• [INFORMATION SUPPLIED]
================

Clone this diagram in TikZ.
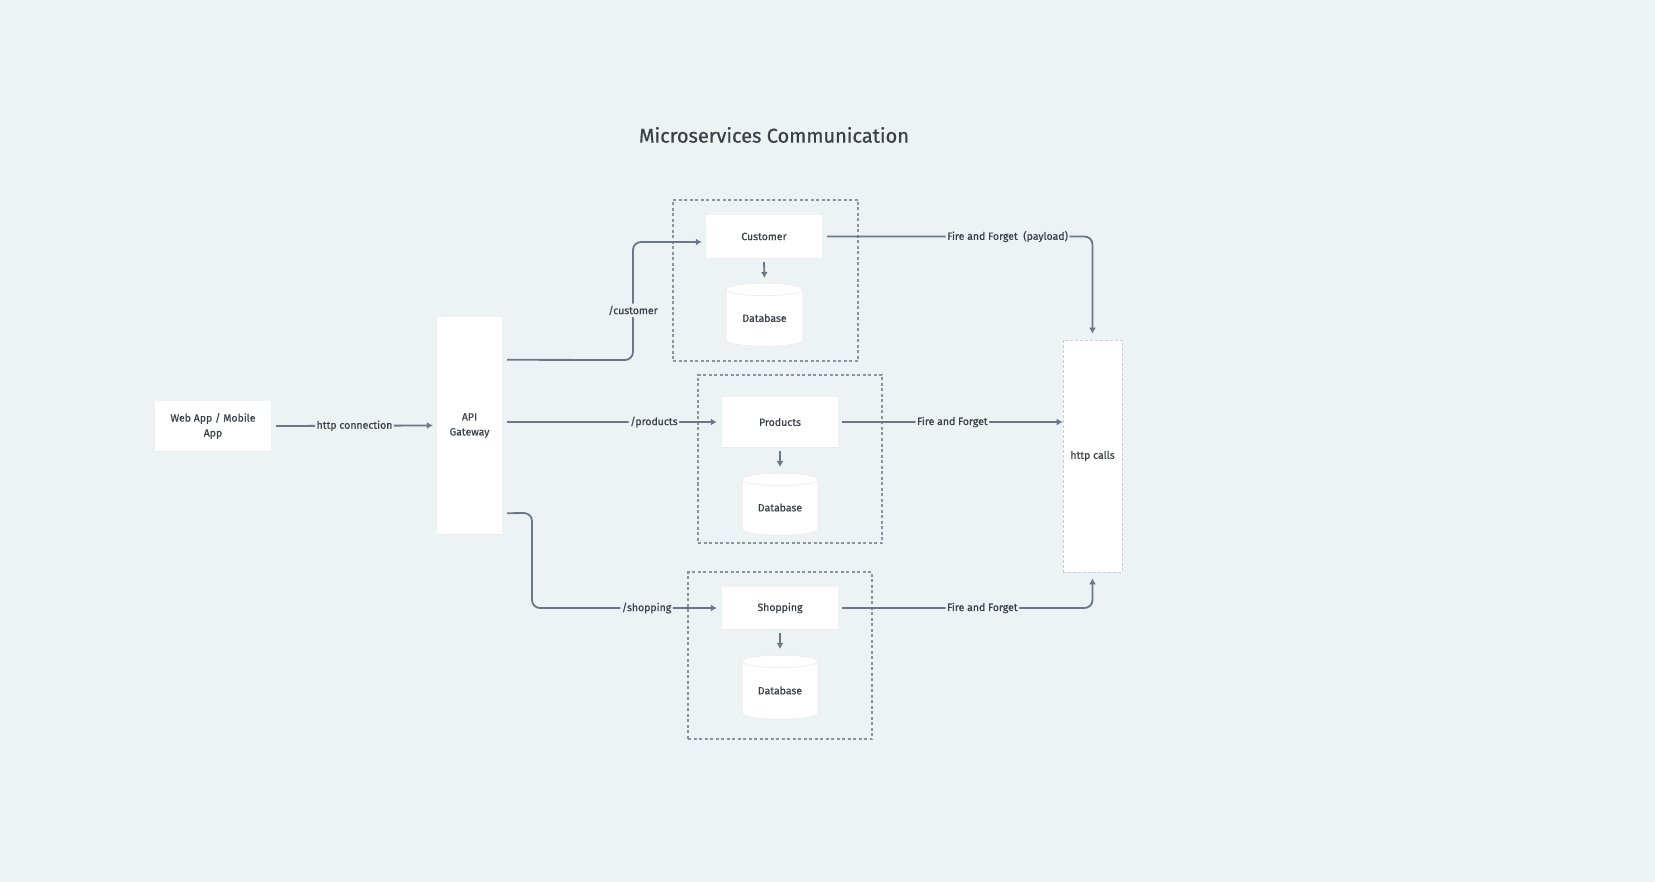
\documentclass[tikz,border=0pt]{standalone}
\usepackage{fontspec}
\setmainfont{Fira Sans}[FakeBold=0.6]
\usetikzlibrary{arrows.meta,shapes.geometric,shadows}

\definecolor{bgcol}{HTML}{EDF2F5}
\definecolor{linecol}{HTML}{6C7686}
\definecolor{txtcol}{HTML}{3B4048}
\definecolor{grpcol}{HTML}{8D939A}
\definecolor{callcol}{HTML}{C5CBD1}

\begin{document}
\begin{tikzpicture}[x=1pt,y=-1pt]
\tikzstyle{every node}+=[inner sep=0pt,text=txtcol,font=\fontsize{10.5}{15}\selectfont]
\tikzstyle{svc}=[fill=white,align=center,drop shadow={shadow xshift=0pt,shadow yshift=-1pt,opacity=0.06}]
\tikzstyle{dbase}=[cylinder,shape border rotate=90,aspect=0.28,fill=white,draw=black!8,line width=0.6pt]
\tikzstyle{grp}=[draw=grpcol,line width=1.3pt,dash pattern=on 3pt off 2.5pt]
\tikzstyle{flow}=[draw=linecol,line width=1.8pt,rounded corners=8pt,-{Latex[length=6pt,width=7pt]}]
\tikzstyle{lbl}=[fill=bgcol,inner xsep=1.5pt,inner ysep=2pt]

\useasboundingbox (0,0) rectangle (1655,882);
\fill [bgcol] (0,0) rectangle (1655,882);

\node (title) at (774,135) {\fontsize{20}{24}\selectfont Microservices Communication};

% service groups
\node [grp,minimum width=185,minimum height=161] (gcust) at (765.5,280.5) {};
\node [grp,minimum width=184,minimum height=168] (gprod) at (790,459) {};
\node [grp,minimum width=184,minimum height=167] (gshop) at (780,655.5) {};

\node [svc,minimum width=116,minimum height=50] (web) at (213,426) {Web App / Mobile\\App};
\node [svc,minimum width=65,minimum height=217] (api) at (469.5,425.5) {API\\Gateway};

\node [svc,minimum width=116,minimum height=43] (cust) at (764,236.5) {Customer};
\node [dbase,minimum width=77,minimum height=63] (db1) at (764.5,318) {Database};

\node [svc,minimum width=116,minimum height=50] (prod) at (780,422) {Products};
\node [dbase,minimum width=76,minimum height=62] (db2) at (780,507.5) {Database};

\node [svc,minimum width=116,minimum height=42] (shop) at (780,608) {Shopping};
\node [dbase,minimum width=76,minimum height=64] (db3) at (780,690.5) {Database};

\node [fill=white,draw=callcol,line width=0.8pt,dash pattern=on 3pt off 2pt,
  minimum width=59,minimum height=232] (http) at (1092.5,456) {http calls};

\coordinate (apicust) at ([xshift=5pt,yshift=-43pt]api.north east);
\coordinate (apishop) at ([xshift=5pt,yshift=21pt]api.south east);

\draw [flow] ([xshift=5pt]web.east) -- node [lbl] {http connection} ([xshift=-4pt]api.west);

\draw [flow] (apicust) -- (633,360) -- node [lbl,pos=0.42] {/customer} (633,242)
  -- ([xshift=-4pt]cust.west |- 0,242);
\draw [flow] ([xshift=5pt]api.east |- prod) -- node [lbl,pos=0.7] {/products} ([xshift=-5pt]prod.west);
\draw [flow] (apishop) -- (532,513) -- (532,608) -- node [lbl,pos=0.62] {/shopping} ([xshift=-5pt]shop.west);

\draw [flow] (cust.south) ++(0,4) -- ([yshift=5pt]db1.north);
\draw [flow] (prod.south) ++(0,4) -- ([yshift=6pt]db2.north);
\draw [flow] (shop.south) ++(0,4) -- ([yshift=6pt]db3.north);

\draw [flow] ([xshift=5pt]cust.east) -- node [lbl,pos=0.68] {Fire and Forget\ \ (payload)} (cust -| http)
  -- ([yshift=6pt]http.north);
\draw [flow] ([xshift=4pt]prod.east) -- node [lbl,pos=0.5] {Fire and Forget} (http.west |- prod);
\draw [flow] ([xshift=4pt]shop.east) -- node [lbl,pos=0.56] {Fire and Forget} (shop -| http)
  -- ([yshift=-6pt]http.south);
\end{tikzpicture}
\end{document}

================

Retype the whole listing, keeping every line identical and omitting all pictures.

Clone this diagram in TikZ.
\documentclass[tikz,border=0pt]{standalone}
\usepackage{fontspec}
\setmainfont{Fira Sans}[FakeBold=0.6]
\usetikzlibrary{arrows.meta,shapes.geometric,shadows}

\definecolor{bgcol}{HTML}{EDF2F5}
\definecolor{linecol}{HTML}{6C7686}
\definecolor{txtcol}{HTML}{3B4048}
\definecolor{grpcol}{HTML}{8D939A}
\definecolor{callcol}{HTML}{C5CBD1}

\begin{document}
\begin{tikzpicture}[x=1pt,y=-1pt]
\tikzstyle{every node}+=[inner sep=0pt,text=txtcol,font=\fontsize{10.5}{15}\selectfont]
\tikzstyle{svc}=[fill=white,align=center,drop shadow={shadow xshift=0pt,shadow yshift=-1pt,opacity=0.06}]
\tikzstyle{dbase}=[cylinder,shape border rotate=90,aspect=0.28,fill=white,draw=black!8,line width=0.6pt]
\tikzstyle{grp}=[draw=grpcol,line width=1.3pt,dash pattern=on 3pt off 2.5pt]
\tikzstyle{flow}=[draw=linecol,line width=1.8pt,rounded corners=8pt,-{Latex[length=6pt,width=7pt]}]
\tikzstyle{lbl}=[fill=bgcol,inner xsep=1.5pt,inner ysep=2pt]

\useasboundingbox (0,0) rectangle (1655,882);
\fill [bgcol] (0,0) rectangle (1655,882);

\node (title) at (774,135) {\fontsize{20}{24}\selectfont Microservices Communication};

% service groups
\node [grp,minimum width=185,minimum height=161] (gcust) at (765.5,280.5) {};
\node [grp,minimum width=184,minimum height=168] (gprod) at (790,459) {};
\node [grp,minimum width=184,minimum height=167] (gshop) at (780,655.5) {};

\node [svc,minimum width=116,minimum height=50] (web) at (213,426) {Web App / Mobile\\App};
\node [svc,minimum width=65,minimum height=217] (api) at (469.5,425.5) {API\\Gateway};

\node [svc,minimum width=116,minimum height=43] (cust) at (764,236.5) {Customer};
\node [dbase,minimum width=77,minimum height=63] (db1) at (764.5,318) {Database};

\node [svc,minimum width=116,minimum height=50] (prod) at (780,422) {Products};
\node [dbase,minimum width=76,minimum height=62] (db2) at (780,507.5) {Database};

\node [svc,minimum width=116,minimum height=42] (shop) at (780,608) {Shopping};
\node [dbase,minimum width=76,minimum height=64] (db3) at (780,690.5) {Database};

\node [fill=white,draw=callcol,line width=0.8pt,dash pattern=on 3pt off 2pt,
  minimum width=59,minimum height=232] (http) at (1092.5,456) {http calls};

\coordinate (apicust) at ([xshift=5pt,yshift=-43pt]api.north east);
\coordinate (apishop) at ([xshift=5pt,yshift=21pt]api.south east);

\draw [flow] ([xshift=5pt]web.east) -- node [lbl] {http connection} ([xshift=-4pt]api.west);

\draw [flow] (apicust) -- (633,360) -- node [lbl,pos=0.42] {/customer} (633,242)
  -- ([xshift=-4pt]cust.west |- 0,242);
\draw [flow] ([xshift=5pt]api.east |- prod) -- node [lbl,pos=0.7] {/products} ([xshift=-5pt]prod.west);
\draw [flow] (apishop) -- (532,513) -- (532,608) -- node [lbl,pos=0.62] {/shopping} ([xshift=-5pt]shop.west);

\draw [flow] (cust.south) ++(0,4) -- ([yshift=5pt]db1.north);
\draw [flow] (prod.south) ++(0,4) -- ([yshift=6pt]db2.north);
\draw [flow] (shop.south) ++(0,4) -- ([yshift=6pt]db3.north);

\draw [flow] ([xshift=5pt]cust.east) -- node [lbl,pos=0.68] {Fire and Forget\ \ (payload)} (cust -| http)
  -- ([yshift=6pt]http.north);
\draw [flow] ([xshift=4pt]prod.east) -- node [lbl,pos=0.5] {Fire and Forget} (http.west |- prod);
\draw [flow] ([xshift=4pt]shop.east) -- node [lbl,pos=0.56] {Fire and Forget} (shop -| http)
  -- ([yshift=-6pt]http.south);
\end{tikzpicture}
\end{document}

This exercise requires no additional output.